Shortages of gas in the United Arab Emirates, the second-largest Arab economy in the Middle East after Saudi Arabia, could crimp economic growth as consumers may have to pay more for utilities such as power and desalinated water.
"Dubai is the biggest net importer and user of gas. Already our demand is close to 1 billion cubic feet a day," Sultan said. "We haven't even thought about how we will supply industrial users," Sultan said. "Who knows how high it will be in 2015."
The second-largest sheikdom in the U.A.E. after Abu Dhabi, with an official population of about 1.4 million people, Dubai consumes almost the same amount of natural gas as New York. The U.S. state and its surrounding areas burned an average of 1.1 billion cubic feet a day of gas in 2005, according to the U.S. Energy Information Administration Web site.

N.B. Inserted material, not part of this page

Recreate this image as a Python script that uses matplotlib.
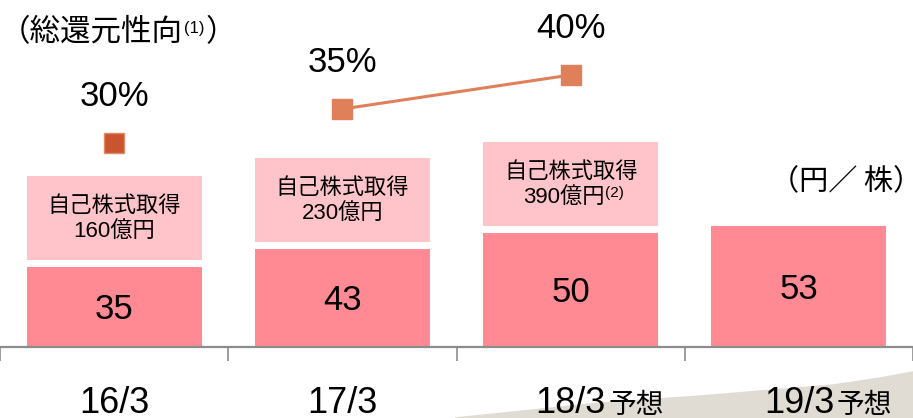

Dolphin Energy, a joint-venture between Abu Dhabi's government, Occidental Petroleum Corp. (OXY) and Total SA (TOT), is the other source of gas from outside the emirates that can meet expected shortfalls in supply.
The pipeline is expected to begin pumping as much as 2 billion cubic feet a day of gas from Qatar's North Field reservoir, the world's single-largest gas deposit, to the emirates and Oman this year.
The Qatari gas will still fall short of meeting demand that's growing at 11% a year, one of the world's highest rates.